Breakfast should be a meal that keeps you fueled for your workout and the day ahead. Whatever your day holds, eating well in the morning sets you up to eat well throughout the day.
So what’s the best thing to eat before a workout? To get you energized for your workouts and beyond, let’s take a look at what you should be eating, when you should be eating it, and show you how easy it is to whip up some great pre-workout meals.
Should I work out before or after breakfast?
To get the maximum benefit from your training, you don’t go into a workout empty. But what should you eat, and when?
Ideally, your pre-workout breakfast or snack should be eaten 1-2 hours before working out. This gives your body time to process and use the food as fuel. But do you have to eat a full meal or can you just have a snack?
If you don’t eat a full breakfast prior to training, you should aim to eat a larger meal with protein and carbohydrates in the 2-hour window after your workout. This will ensure your body has what it needs to restore energy, and repair and build muscle.
You may be curious about “pre-workouts” – drinks or supplements claiming to provide energy for training. As the primary ingredient in most pre-workout products is caffeine, it’s a lot easier (and cheaper) to just have a coffee instead.
Finding the right level of nutrition for your training can take a bit of trial and error, so monitor how you feel while working out. Feeling lightheaded, dizzy or nauseous during a workout are all potential signs that you need more fuel.
What should be included in a pre-workout breakfast?
Carbohydrates are your body’s main source of fuel. Those oats, slices of wholegrain toast, Greek yogurt, or apple slices are your morning staples. They’re all delivering carbs that will help your body power through the workout ahead.
Including protein in your breakfast is important if you’re building muscle with strength training, but less crucial for cardio. As protein takes a lot of energy to digest, don’t overdo it – too much could make you sluggish and impact your workout performance.

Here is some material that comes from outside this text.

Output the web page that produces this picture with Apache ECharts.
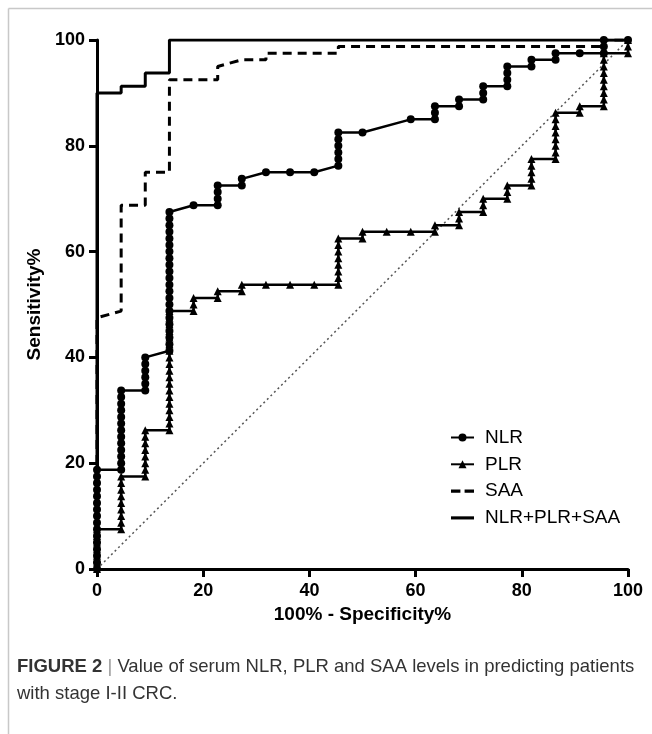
<!DOCTYPE html>
<html>
<head>
<meta charset="utf-8">
<script src="https://cdn.jsdelivr.net/npm/echarts@6/dist/echarts.min.js"></script>
<style>
html,body{margin:0;padding:0;background:#fff;}
#c{width:652px;height:734px;}
</style>
</head>
<body>
<div id="c"></div>
<script>
// x = 100% - Specificity%, y = Sensitivity%
var nlrPoints = [
  [0,0],[0,1.25],[0,2.5],[0,3.75],[0,5],[0,6.25],[0,7.5],[0,8.75],[0,10],[0,11.25],[0,12.5],[0,13.75],[0,15],[0,16.25],[0,17.5],[0,18.75],
  [4.55,18.75],[4.55,20],[4.55,21.25],[4.55,22.5],[4.55,23.75],[4.55,25],[4.55,26.25],[4.55,27.5],[4.55,28.75],[4.55,30],[4.55,31.25],[4.55,32.5],[4.55,33.75],
  [9.09,33.75],[9.09,35],[9.09,36.25],[9.09,37.5],[9.09,38.75],[9.09,40],
  [13.64,41.25],[13.64,42.5],[13.64,43.75],[13.64,45],[13.64,46.25],[13.64,47.5],[13.64,48.75],[13.64,50],[13.64,51.25],[13.64,52.5],[13.64,53.75],[13.64,55],[13.64,56.25],[13.64,57.5],[13.64,58.75],[13.64,60],[13.64,61.25],[13.64,62.5],[13.64,63.75],[13.64,65],[13.64,66.25],[13.64,67.5],
  [18.18,68.75],
  [22.73,68.75],[22.73,70],[22.73,71.25],[22.73,72.5],
  [27.27,72.5],[27.27,73.75],
  [31.82,75],[36.36,75],[40.91,75],
  [45.45,76.25],[45.45,77.5],[45.45,78.75],[45.45,80],[45.45,81.25],[45.45,82.5],
  [50,82.5],
  [59.09,85],
  [63.64,85],[63.64,86.25],[63.64,87.5],
  [68.18,87.5],[68.18,88.75],
  [72.73,88.75],[72.73,90],[72.73,91.25],
  [77.27,91.25],[77.27,92.5],[77.27,93.75],[77.27,95],
  [81.82,95],[81.82,96.25],
  [86.36,96.25],[86.36,97.5],
  [90.91,97.5],
  [95.45,97.5],[95.45,98.75],[95.45,100],
  [100,100]
];
var plrPoints = [
  [0,0],[0,1.25],[0,2.5],[0,3.75],[0,5],[0,6.25],[0,7.5],
  [4.55,7.5],[4.55,8.75],[4.55,10],[4.55,11.25],[4.55,12.5],[4.55,13.75],[4.55,15],[4.55,16.25],[4.55,17.5],
  [9.09,17.5],[9.09,18.75],[9.09,20],[9.09,21.25],[9.09,22.5],[9.09,23.75],[9.09,25],[9.09,26.25],
  [13.64,26.25],[13.64,27.5],[13.64,28.75],[13.64,30],[13.64,31.25],[13.64,32.5],[13.64,33.75],[13.64,35],[13.64,36.25],[13.64,37.5],[13.64,38.75],[13.64,40],[13.64,41.25],[13.64,42.5],[13.64,43.75],[13.64,45],[13.64,46.25],[13.64,47.5],[13.64,48.75],
  [18.18,48.75],[18.18,50],[18.18,51.25],
  [22.73,51.25],[22.73,52.5],
  [27.27,52.5],[27.27,53.75],
  [31.82,53.75],[36.36,53.75],[40.91,53.75],
  [45.45,53.75],[45.45,55],[45.45,56.25],[45.45,57.5],[45.45,58.75],[45.45,60],[45.45,61.25],[45.45,62.5],
  [50,62.5],[50,63.75],
  [54.55,63.75],[59.09,63.75],
  [63.64,63.75],[63.64,65],
  [68.18,65],[68.18,66.25],[68.18,67.5],
  [72.73,67.5],[72.73,68.75],[72.73,70],
  [77.27,70],[77.27,71.25],[77.27,72.5],
  [81.82,72.5],[81.82,73.75],[81.82,75],[81.82,76.25],[81.82,77.5],
  [86.36,77.5],[86.36,78.75],[86.36,80],[86.36,81.25],[86.36,82.5],[86.36,83.75],[86.36,85],[86.36,86.25],
  [90.91,86.25],[90.91,87.5],
  [95.45,87.5],[95.45,88.75],[95.45,90],[95.45,91.25],[95.45,92.5],[95.45,93.75],[95.45,95],[95.45,96.25],[95.45,97.5],
  [100,97.5],[100,98.75],[100,100]
];
var saaPoints = [
  [0,0],[0,47.5],[4.55,48.75],[4.55,68.75],[9.09,68.75],[9.09,75],[13.64,75],[13.64,92.5],
  [22.73,92.5],[22.73,95],[27.27,96.25],[31.82,96.25],[31.82,97.5],[45.45,97.5],[45.45,98.75],
  [95.45,98.75],[95.45,100],[100,100]
];
var comboPoints = [
  [0,0],[0,90],[4.55,90],[4.55,91.25],[9.09,91.25],[9.09,93.75],[13.64,93.75],[13.64,100],[100,100]
];
var refLine = [[0,0],[100,100]];
var xTicks = [0,20,40,60,80,100];
var yTicks = [0,20,40,60,80,100];
var seriesNames = ['NLR','PLR','SAA','NLR+PLR+SAA'];

var FONT = '"Liberation Sans", Arial, Helvetica, sans-serif';
var chart = echarts.init(document.getElementById('c'), null, {renderer:'canvas'});
var option = {
  backgroundColor: '#fff',
  animation: false,
  grid: {left: 97, right: 24, top: 40, bottom: 165, containLabel: false},
  xAxis: {
    type: 'value', min: xTicks[0], max: xTicks[xTicks.length-1], interval: 20,
    name: '100% - Specificity%', nameLocation: 'middle', nameGap: 28,
    nameTextStyle: {fontFamily: FONT, fontWeight: 'bold', fontSize: 19, color: '#000'},
    axisLine: {show: true, onZero: false, lineStyle: {color: '#000', width: 3}},
    axisTick: {show: true, length: 8, lineStyle: {color: '#000', width: 3}},
    axisLabel: {fontFamily: FONT, fontWeight: 'bold', fontSize: 18, color: '#000', margin: 13},
    splitLine: {show: false}
  },
  yAxis: {
    type: 'value', min: yTicks[0], max: yTicks[yTicks.length-1], interval: 20,
    name: 'Sensitivity%', nameLocation: 'middle', nameGap: 47,
    nameTextStyle: {fontFamily: FONT, fontWeight: 'bold', fontSize: 19, color: '#000'},
    axisLine: {show: true, onZero: false, lineStyle: {color: '#000', width: 3}},
    axisTick: {show: true, length: 8, lineStyle: {color: '#000', width: 3}},
    axisLabel: {fontFamily: FONT, fontWeight: 'bold', fontSize: 18, color: '#000', margin: 12},
    splitLine: {show: false}
  },
  legend: {
    data: [
      {name: seriesNames[0]},
      {name: seriesNames[1]},
      {name: seriesNames[2], icon: 'path://M0,0h9v3h-9zM13,0h9v3h-9z'},
      {name: seriesNames[3], icon: 'path://M0,0h22v3h-22z'}
    ],
    orient: 'vertical', left: 445, top: 423,
    itemWidth: 23, itemHeight: 10, itemGap: 7.8, symbolKeepAspect: true,
    textStyle: {fontFamily: FONT, fontSize: 19, color: '#000', padding: [0,0,0,6]},
    selectedMode: false
  },
  series: [
    {
      name: 'ref', type: 'line', data: refLine, symbol: 'none', silent: true, z: 1,
      lineStyle: {color: '#555', width: 1.5, type: [2,3]}
    },
    {
      name: seriesNames[3], type: 'line', data: comboPoints, symbol: 'none', showSymbol: false, z: 3,
      lineStyle: {color: '#000', width: 3}, itemStyle: {color: '#000'}
    },
    {
      name: seriesNames[2], type: 'line', data: saaPoints, symbol: 'none', showSymbol: false, z: 3,
      lineStyle: {color: '#000', width: 3, type: [9,6]}, itemStyle: {color: '#000'}
    },
    {
      name: seriesNames[1], type: 'line', data: plrPoints, symbol: 'triangle', symbolSize: 8, showAllSymbol: true, z: 4,
      lineStyle: {color: '#000', width: 2.5}, itemStyle: {color: '#000'}
    },
    {
      name: seriesNames[0], type: 'line', data: nlrPoints, symbol: 'circle', symbolSize: 8, showAllSymbol: true, z: 5,
      lineStyle: {color: '#000', width: 2.5}, itemStyle: {color: '#000'}
    }
  ],
  graphic: [
    {type: 'line', shape: {x1: 8.5, y1: 8.5, x2: 652, y2: 8.5}, style: {stroke: '#c8c8c8', lineWidth: 1.5}, silent: true},
    {type: 'line', shape: {x1: 8.5, y1: 8.5, x2: 8.5, y2: 734}, style: {stroke: '#c8c8c8', lineWidth: 1.5}, silent: true},
    {
      type: 'text', left: 17, top: 653,
      style: {
        text: '{b|FIGURE 2} {s||} Value of serum NLR, PLR and SAA levels in predicting patients\nwith stage I-II CRC.',
        fontFamily: FONT, fontSize: 18.5, fill: '#333', lineHeight: 27,
        rich: {
          b: {fontFamily: FONT, fontSize: 18.5, fontWeight: 'bold', fill: '#333', lineHeight: 27},
          s: {fontFamily: FONT, fontSize: 18.5, fill: '#999', lineHeight: 27}
        }
      }
    }
  ]
};
chart.setOption(option);
</script>
</body>
</html>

Likewise, a good breakfast should be lower in fat, so you get the energy boost without it sitting too heavy in your stomach before exercise.

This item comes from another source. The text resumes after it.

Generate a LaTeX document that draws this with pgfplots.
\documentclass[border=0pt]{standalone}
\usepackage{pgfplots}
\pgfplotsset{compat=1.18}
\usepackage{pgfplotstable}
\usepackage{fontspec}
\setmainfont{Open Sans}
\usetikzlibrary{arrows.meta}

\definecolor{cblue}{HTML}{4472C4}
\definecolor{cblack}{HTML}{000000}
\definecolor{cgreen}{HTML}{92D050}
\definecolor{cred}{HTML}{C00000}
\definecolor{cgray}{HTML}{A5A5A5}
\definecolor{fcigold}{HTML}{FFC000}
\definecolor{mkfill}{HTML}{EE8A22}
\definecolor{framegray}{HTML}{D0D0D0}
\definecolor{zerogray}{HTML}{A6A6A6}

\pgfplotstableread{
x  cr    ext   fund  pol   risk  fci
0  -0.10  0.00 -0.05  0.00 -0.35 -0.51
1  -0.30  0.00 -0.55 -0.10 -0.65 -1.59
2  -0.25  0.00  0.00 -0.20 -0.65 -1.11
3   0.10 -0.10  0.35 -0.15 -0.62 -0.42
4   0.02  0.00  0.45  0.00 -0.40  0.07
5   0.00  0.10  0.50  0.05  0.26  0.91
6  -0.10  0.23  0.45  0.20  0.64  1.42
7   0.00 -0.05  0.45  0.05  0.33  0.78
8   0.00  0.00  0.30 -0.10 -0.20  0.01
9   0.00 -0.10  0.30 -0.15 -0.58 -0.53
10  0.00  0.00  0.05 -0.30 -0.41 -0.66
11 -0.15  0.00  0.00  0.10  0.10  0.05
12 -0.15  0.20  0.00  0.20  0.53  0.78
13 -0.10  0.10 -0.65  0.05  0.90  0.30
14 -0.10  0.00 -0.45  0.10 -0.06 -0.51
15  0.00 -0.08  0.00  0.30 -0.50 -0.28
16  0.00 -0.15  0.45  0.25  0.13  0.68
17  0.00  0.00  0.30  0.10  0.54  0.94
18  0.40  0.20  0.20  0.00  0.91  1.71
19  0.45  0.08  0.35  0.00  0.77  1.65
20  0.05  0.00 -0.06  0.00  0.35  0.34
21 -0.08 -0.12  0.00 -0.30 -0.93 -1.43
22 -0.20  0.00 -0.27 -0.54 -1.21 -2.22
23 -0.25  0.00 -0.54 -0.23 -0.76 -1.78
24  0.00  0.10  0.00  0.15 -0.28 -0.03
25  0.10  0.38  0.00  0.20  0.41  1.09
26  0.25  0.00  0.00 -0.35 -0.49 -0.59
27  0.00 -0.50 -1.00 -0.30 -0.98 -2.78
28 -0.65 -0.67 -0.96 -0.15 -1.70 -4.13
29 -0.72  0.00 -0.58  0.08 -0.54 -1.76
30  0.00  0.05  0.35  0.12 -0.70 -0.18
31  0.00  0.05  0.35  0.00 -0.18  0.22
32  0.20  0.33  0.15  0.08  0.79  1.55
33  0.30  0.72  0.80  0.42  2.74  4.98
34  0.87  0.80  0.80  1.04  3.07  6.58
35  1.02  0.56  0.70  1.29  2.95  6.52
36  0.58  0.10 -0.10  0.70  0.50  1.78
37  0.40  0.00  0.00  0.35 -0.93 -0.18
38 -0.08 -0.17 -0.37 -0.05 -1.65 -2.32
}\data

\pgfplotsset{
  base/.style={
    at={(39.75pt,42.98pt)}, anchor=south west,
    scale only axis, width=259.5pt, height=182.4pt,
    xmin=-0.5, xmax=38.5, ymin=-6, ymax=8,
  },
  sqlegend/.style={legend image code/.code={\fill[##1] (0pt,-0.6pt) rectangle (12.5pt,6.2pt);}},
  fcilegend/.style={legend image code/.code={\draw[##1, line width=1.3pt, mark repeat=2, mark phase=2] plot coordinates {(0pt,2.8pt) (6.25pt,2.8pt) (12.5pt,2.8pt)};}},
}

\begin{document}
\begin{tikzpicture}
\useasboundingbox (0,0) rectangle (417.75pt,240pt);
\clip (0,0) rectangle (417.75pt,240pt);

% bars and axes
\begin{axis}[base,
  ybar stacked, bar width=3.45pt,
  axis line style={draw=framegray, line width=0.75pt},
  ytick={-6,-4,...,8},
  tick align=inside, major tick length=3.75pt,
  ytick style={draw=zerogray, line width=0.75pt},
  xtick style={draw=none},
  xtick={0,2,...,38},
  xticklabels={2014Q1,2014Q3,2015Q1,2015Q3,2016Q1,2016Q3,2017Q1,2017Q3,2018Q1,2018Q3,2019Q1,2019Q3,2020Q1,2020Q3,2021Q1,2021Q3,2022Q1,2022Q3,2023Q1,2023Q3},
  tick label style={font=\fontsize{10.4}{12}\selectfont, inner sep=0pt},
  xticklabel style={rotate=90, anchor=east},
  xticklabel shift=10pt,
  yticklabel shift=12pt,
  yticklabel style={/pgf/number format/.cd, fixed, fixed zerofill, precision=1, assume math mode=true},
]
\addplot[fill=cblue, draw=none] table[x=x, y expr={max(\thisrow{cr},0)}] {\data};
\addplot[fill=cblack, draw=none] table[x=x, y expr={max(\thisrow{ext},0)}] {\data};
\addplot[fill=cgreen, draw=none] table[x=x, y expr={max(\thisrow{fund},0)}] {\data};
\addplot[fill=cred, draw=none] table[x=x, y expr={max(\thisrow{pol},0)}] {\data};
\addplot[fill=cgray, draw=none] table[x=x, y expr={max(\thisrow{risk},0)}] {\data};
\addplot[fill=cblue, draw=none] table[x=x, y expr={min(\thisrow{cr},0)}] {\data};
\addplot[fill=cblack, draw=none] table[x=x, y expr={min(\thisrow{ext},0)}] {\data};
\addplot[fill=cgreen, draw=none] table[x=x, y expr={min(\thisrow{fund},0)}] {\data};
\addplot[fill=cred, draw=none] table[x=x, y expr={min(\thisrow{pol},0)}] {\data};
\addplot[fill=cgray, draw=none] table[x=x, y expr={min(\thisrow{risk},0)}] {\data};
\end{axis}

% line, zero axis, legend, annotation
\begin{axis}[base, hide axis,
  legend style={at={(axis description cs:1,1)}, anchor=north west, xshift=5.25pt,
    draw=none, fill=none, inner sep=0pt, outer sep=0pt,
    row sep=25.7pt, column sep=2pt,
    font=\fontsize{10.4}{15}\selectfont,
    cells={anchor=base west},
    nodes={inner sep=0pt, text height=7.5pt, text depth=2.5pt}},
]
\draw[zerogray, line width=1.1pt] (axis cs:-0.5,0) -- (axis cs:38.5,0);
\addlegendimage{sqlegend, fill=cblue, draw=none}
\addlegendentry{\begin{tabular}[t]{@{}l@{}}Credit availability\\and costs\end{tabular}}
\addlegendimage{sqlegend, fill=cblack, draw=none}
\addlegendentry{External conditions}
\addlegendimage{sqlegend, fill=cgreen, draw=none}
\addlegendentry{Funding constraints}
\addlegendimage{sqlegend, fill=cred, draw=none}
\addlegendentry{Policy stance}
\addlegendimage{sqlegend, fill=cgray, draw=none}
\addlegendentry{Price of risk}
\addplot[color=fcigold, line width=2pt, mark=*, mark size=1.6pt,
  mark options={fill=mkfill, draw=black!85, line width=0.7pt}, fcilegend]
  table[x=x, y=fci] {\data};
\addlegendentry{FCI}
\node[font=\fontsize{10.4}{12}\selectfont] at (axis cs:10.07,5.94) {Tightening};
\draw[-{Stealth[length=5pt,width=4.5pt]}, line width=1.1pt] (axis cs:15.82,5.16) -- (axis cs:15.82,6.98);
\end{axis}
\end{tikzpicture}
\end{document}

So what does that actually look like?
I like to make homemade blueberry muffins that have 3/4 oat/buckwheat/whole wheat flour and 1/4 protein powder, replace the oil with applesauce and sweeten with maple syrup. Toast with powdered peanut butter and sliced bananas is delish because it cuts the fats down but still gives you a healthy dose of protein. A bowl of oatmeal with added protein powder, nuts/seeds, and fresh or dried fruit is a staple.
All sounds great but who has time for all that! When I'm a bit shorter on time I'll make smoothies with greens and protein powder to balance everything out. A great non-vegan option (but don't think that stops me from making a vegan option) is a breakfast sandwich. BUT!!! Hold the cheese and/or egg yolk to lower the fat - both if you have it with bacon or sausage.
I hear you... You don't want a full size breakfast. Make/buy some granola bars but watch those fats and sugars! If you don't want the full thing before a workout, cut it in half or buy the minis. (Yes they make mini bars!!) What matters is that you have something - particularly if it's going to be a hard workout.